Stop at the line containing "controls (#1.south) and": write out every line from the beginning of the entries up to and including it, minus the pictures.

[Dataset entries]
------------------------------------------------------------------------

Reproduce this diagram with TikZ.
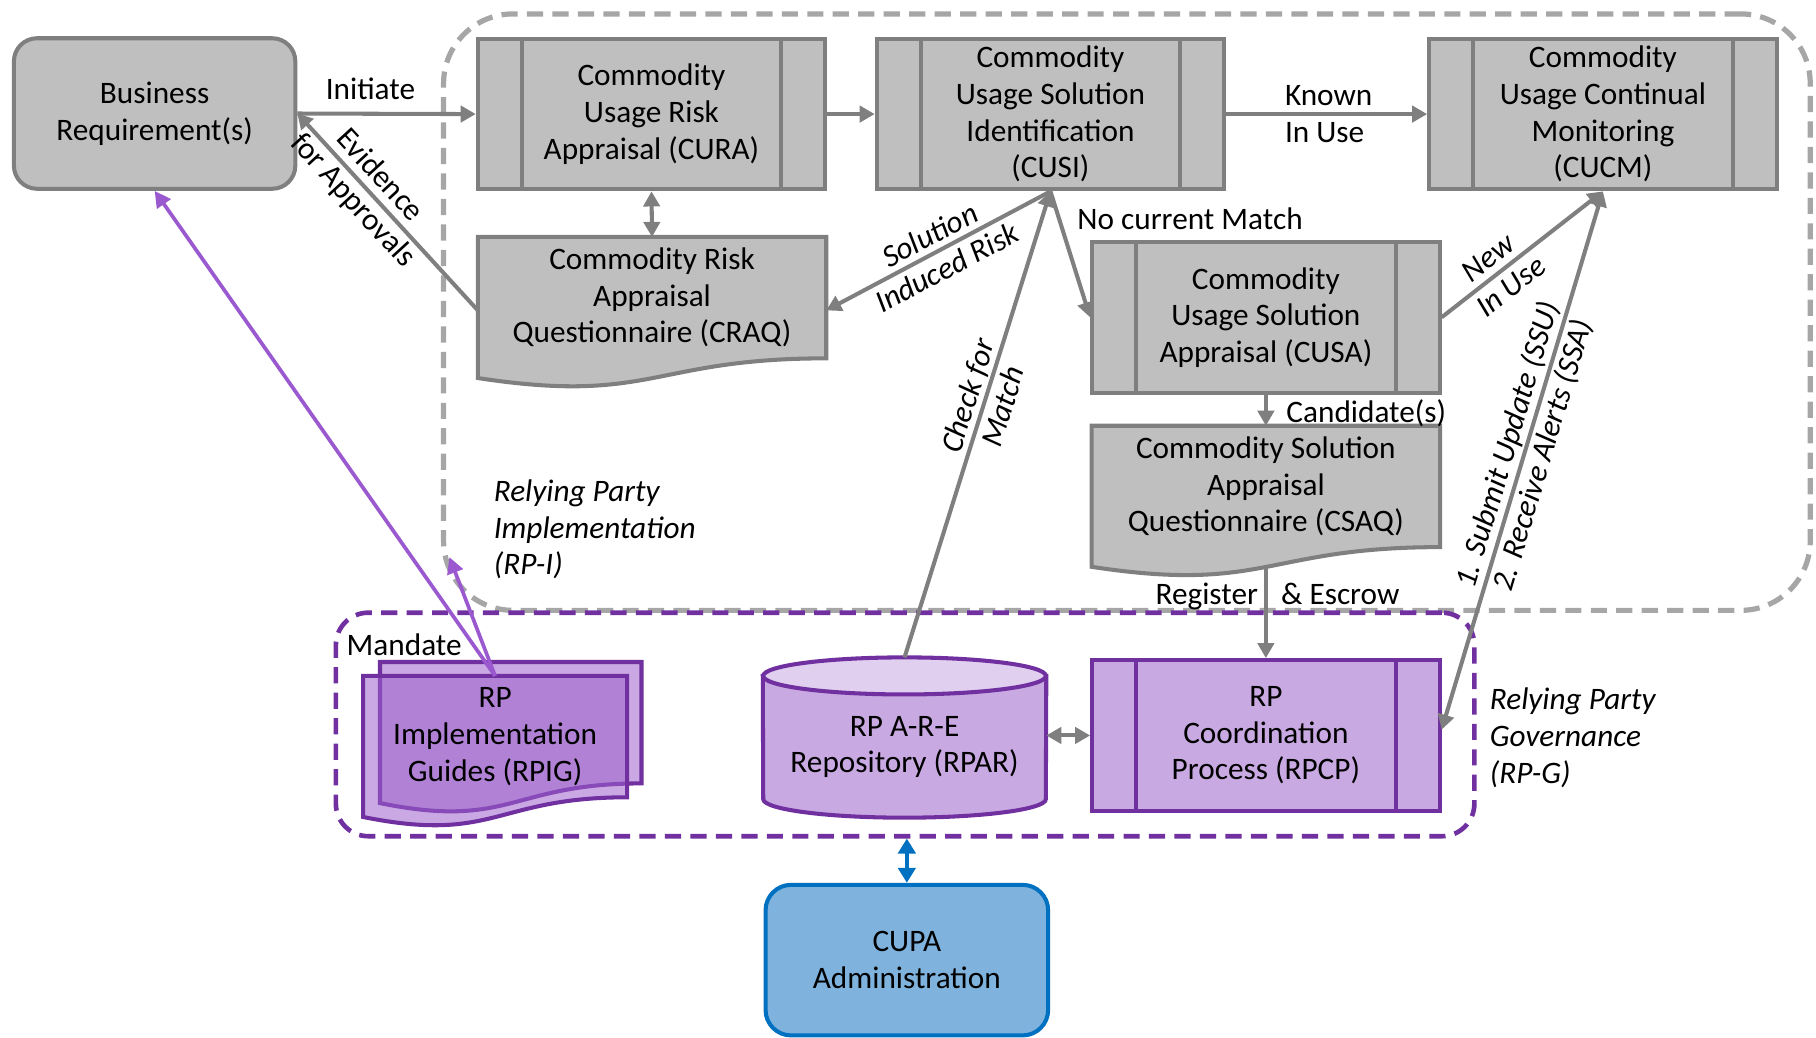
\documentclass[tikz,border=0pt]{standalone}
\usepackage{fontspec}
\setmainfont{Carlito}
\usetikzlibrary{arrows.meta,calc,backgrounds}

\definecolor{boxgray}{HTML}{BFBFBF}
\definecolor{edgegray}{HTML}{7F7F7F}
\definecolor{dashgray}{HTML}{A6A6A6}
\definecolor{rppurple}{HTML}{7030A0}
\definecolor{rplav}{HTML}{C9A9E2}
\definecolor{rplavlight}{HTML}{E1CFF0}
\definecolor{docpurple}{RGB}{157,97,204}
\definecolor{mandatepurple}{HTML}{9B59D0}
\definecolor{cupafill}{HTML}{7FB3DD}
\definecolor{cupablue}{HTML}{0070C0}

% flow-chart "document" outline hanging below a text node
\newcommand\docshape[2]{%
  \path[#2] (#1.north west) -- (#1.north east) -- (#1.south east)
    .. controls (#1.south) and ($(#1.south)+(0,40)$) .. ($(#1.south west)+(0,17)$) -- cycle;}

\begin{document}
\begin{tikzpicture}[x=0.5pt,y=-0.5pt,
  font=\fontsize{13.5pt}{15.8pt}\selectfont,
  lbl/.style={align=center, inner sep=0pt},
  ilbl/.style={lbl, font=\fontsize{13.5pt}{15.8pt}\selectfont\itshape},
  procbox/.style 2 args={draw=#1, fill=#2, line width=1.75pt, align=center, inner sep=0pt,
    minimum width=150pt, minimum height=65pt,
    path picture={\draw[draw=#1, line width=1.75pt]
      ([xshift=19pt]path picture bounding box.north west) -- ([xshift=19pt]path picture bounding box.south west)
      ([xshift=-19pt]path picture bounding box.north east) -- ([xshift=-19pt]path picture bounding box.south east);}},
  grayproc/.style={procbox={edgegray}{boxgray}},
  purpleproc/.style={procbox={rppurple}{rplav}},
  docnode/.style={align=center, inner sep=0pt, minimum height=52pt},
  graydoc/.style={draw=edgegray, fill=boxgray, line width=1.75pt},
  purpledoc/.style={draw=rppurple, fill=docpurple, fill opacity=0.55, line width=1.75pt},
  region/.style={inner sep=0pt, line width=2.25pt, dash pattern=on 7pt off 4pt},
  tip/.style={Triangle[length=6.5pt,width=7pt]},
  conn/.style={draw=edgegray, line width=1.75pt, -{Triangle[length=6.5pt,width=7pt]}},
  biconn/.style={conn, {Triangle[length=6.5pt,width=7pt]}-{Triangle[length=6.5pt,width=7pt]}},
  mandatearrow/.style={draw=mandatepurple, line width=1.6pt, -{Triangle[length=7pt,width=7pt]}},
]
\useasboundingbox (0,0) rectangle (1568,896);

% dashed regions
\node[region, draw=dashgray, rounded corners=30pt, minimum width=590pt, minimum height=257.5pt] (rpi) at (973,269.5) {};
\node[region, draw=rppurple, line width=2pt, rounded corners=14pt, minimum width=491.5pt, minimum height=96.5pt] (rpg) at (781.5,625.5) {};

% boxes
\node[draw=edgegray, fill=boxgray, line width=1.75pt, rounded corners=10pt, align=center, inner sep=0pt,
      minimum width=121.5pt, minimum height=65pt] (biz) at (133.5,98) {Business\\Requirement(s)};
\node[grayproc] (cura) at (562.5,98.5) {Commodity\\Usage Risk\\Appraisal (CURA)};
\node[grayproc] (cusi) at (907,98.5) {Commodity\\Usage Solution\\Identification\\(CUSI)};
\node[grayproc] (cucm) at (1384,98.5) {Commodity\\Usage Continual\\Monitoring\\(CUCM)};
\node[grayproc] (cusa) at (1093,274) {Commodity\\Usage Solution\\Appraisal (CUSA)};
\node[docnode, minimum width=150pt] (craq) at (563,257) {Commodity Risk\\Appraisal\\Questionnaire (CRAQ)};
\node[docnode, minimum width=150pt] (csaq) at (1093,420) {Commodity Solution\\Appraisal\\Questionnaire (CSAQ)};
\node[purpleproc] (rpcp) at (1093,635) {RP\\Coordination\\Process (RPCP)};
\node[lbl, minimum width=122pt, minimum height=61pt] (rpar) at (781,645) {RP A-R-E\\Repository (RPAR)};
\node[docnode, minimum width=112.5pt] (rpigback) at (441,624) {};
\node[docnode, minimum width=113.5pt] (rpig) at (427.5,636) {RP\\Implementation\\Guides (RPIG)};
\node[draw=cupablue, fill=cupafill, line width=1.75pt, rounded corners=11pt, align=center, inner sep=0pt,
      minimum width=122pt, minimum height=65pt] (cupa) at (783,829) {CUPA\\Administration};

% document and cylinder outlines behind their texts
\begin{pgfonlayer}{background}
  \docshape{craq}{graydoc}
  \docshape{csaq}{graydoc}
  \docshape{rpigback}{purpledoc}
  \docshape{rpig}{purpledoc}
  \path[draw=rppurple, fill=rplav, line width=1.75pt] (rpar.north west) -- (659,690)
    .. controls (659,698.8) and (713.6,706) .. (781,706)
    .. controls (848.4,706) and (903,698.8) .. (903,690) -- (rpar.north east) -- cycle;
  \path[draw=rppurple, fill=rplavlight, line width=1.75pt] (rpar.north) ellipse [x radius=61pt, y radius=8pt];
\end{pgfonlayer}

% connectors
\draw[conn] (biz.east) -- node[lbl, pos=0.41, above=5pt] (tinit) {Initiate} (cura.west);
\draw[conn] (cura.east) -- (cusi.west);
\draw[conn] (cusi.east) -- node[pos=0.51, align=left, inner sep=0pt] (tknown) {Known\\In Use} (cucm.west);
\draw[biconn] (cura.south) -- (craq.north);
\draw[conn] ([yshift=-5.5pt]craq.west) -- node[lbl, pos=0.62, sloped] (tevid) {Evidence\\for Approvals} (biz.east);
\draw[conn] (cusi.south) -- node[ilbl, pos=0.5, sloped] (tsol) {Solution\\Induced Risk} ([yshift=-5.5pt]craq.east);
\draw[conn] ([yshift=8pt]rpar.north) -- node[ilbl, pos=0.55, sloped] (tcheck) {Check for\\Match} (cusi.south);
\draw[conn] (cusi.south) -- node[lbl, pos=0.22, anchor=west, xshift=7pt] (tnomatch) {No current Match} (cusa.west);
\draw[conn] (cusa.east) -- node[ilbl, pos=0.36, sloped] (tnew) {New\\In Use} (cucm.south);
\draw[conn] (cusa.south) -- node[lbl, pos=0.6, anchor=west, xshift=8pt] (tcand) {Candidate(s)} (csaq.north);
\draw[conn] ([yshift=-8.5pt]csaq.south) -- node[lbl, pos=0.32, xshift=5pt] (treg) {Register\hspace{10pt}\& Escrow} (rpcp.north);
\draw[biconn] ([yshift=2.5pt]rpcp.east) -- node[ilbl, pos=0.52, sloped] (tssu) {1. Submit Update (SSU)\\2. Receive Alerts (SSA)} (cucm.south);
\draw[biconn] (rpar.east |- rpcp.west) -- (rpcp.west);
\coordinate (rpientry) at (388,481);
\draw[mandatearrow] (rpig.north) -- (biz.south);
\draw[mandatearrow] (rpig.north) -- (rpientry);
\draw[draw=cupablue, line width=1.6pt, {Triangle[length=6.5pt,width=7.5pt]}-{Triangle[length=6.5pt,width=7.5pt]}]
  (cupa.north |- rpg.south) -- (cupa.north);

% free labels
\node[lbl] (tmandate) at (349,557) {Mandate};
\node[ilbl, align=left, anchor=west] (trpi) at (426,457) {Relying Party\\Implementation\\(RP-I)};
\node[ilbl, align=left, anchor=west] (trpg) at (1286,637) {Relying Party\\Governance\\(RP-G)};
\end{tikzpicture}
\end{document}
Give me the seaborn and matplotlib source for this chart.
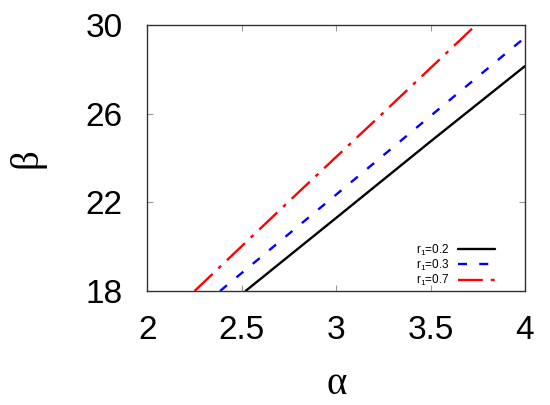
import numpy as np
import pandas as pd
import matplotlib
matplotlib.use("Agg")
import matplotlib.pyplot as plt
import seaborn as sns

# curves
alpha_r02 = [2.52, 3.0, 3.5, 4.0]
beta_r02 = [18.0, 21.3, 24.75, 28.15]

alpha_r03 = [2.385, 3.0, 3.5, 4.0]
beta_r03 = [18.0, 22.35, 25.9, 29.44]

alpha_r07 = [2.25, 2.75, 3.25, 3.74]
beta_r07 = [18.0, 22.05, 26.05, 30.0]

labels = [r"r$\mathregular{_1}$=0.2", r"r$\mathregular{_1}$=0.3", r"r$\mathregular{_1}$=0.7"]
colors = ["black", "#0000ff", "#ff0000"]
styles = ["-", (0, (3.8, 5.2)), (0, (10.5, 3.4, 1.6, 3.4))]

xticks = [2, 2.5, 3, 3.5, 4]
yticks = [18, 22, 26, 30]

sns.set_theme(style="ticks")
plt.rcParams["font.family"] = ["Liberation Sans", "DejaVu Sans"]
plt.rcParams["mathtext.fontset"] = "custom"
plt.rcParams["mathtext.rm"] = "Liberation Sans"
plt.rcParams["text.color"] = "black"
plt.rcParams["axes.labelcolor"] = "black"

fig = plt.figure(figsize=(5.5, 4.05), dpi=100)
ax = fig.add_axes([0.268, 0.2815, 0.6865, 0.6565])

series = [(alpha_r02, beta_r02), (alpha_r03, beta_r03), (alpha_r07, beta_r07)]
for (xs, ys), lab, col, ls in zip(series, labels, colors, styles):
    df = pd.DataFrame({"alpha": xs, "beta": ys})
    sns.lineplot(data=df, x="alpha", y="beta", color=col, linestyle=ls,
                 linewidth=1.7, label=lab, ax=ax)

ax.set_xlim(2, 4)
ax.set_ylim(18, 30)
ax.set_xticks(xticks)
ax.set_xticklabels(["2", "2.5", "3", "3.5", "4"])
ax.set_yticks(yticks)

ax.tick_params(axis="both", direction="in", length=4, width=0.8, color="#999999",
               labelcolor="black", labelsize=24, top=True, right=True)
ax.tick_params(axis="x", pad=17)
ax.tick_params(axis="y", pad=18)
for sp in ax.spines.values():
    sp.set_color("#333333")
    sp.set_linewidth(1.0)

ax.set_xlabel("α", fontsize=28, family=["Liberation Serif", "DejaVu Serif"], va="center")
ax.set_ylabel("β", fontsize=28, family=["Liberation Serif", "DejaVu Serif"], va="center")
ax.xaxis.set_label_coords(0.5, -0.353)
ax.yaxis.set_label_coords(-0.32, 0.5)

leg = ax.legend(loc="lower right", bbox_to_anchor=(0.92, 0.012), frameon=False,
                markerfirst=False, fontsize=8.5, handlelength=3.1, handletextpad=0.75,
                labelspacing=0.0, borderpad=0, borderaxespad=0)
for t in leg.get_texts():
    t.set_color("black")

fig.savefig("out.png", dpi=100)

------------------------------------------------------------------------

TASK OUTPUT
Reproduce this diagram with TikZ.
\documentclass[tikz,border=0pt]{standalone}
\usepackage{fontspec}
\setmainfont{Carlito}
\usetikzlibrary{arrows.meta,calc,backgrounds}

\definecolor{boxgray}{HTML}{BFBFBF}
\definecolor{edgegray}{HTML}{7F7F7F}
\definecolor{dashgray}{HTML}{A6A6A6}
\definecolor{rppurple}{HTML}{7030A0}
\definecolor{rplav}{HTML}{C9A9E2}
\definecolor{rplavlight}{HTML}{E1CFF0}
\definecolor{docpurple}{RGB}{157,97,204}
\definecolor{mandatepurple}{HTML}{9B59D0}
\definecolor{cupafill}{HTML}{7FB3DD}
\definecolor{cupablue}{HTML}{0070C0}

% flow-chart "document" outline hanging below a text node
\newcommand\docshape[2]{%
  \path[#2] (#1.north west) -- (#1.north east) -- (#1.south east)
    .. controls (#1.south) and ($(#1.south)+(0,40)$) .. ($(#1.south west)+(0,17)$) -- cycle;}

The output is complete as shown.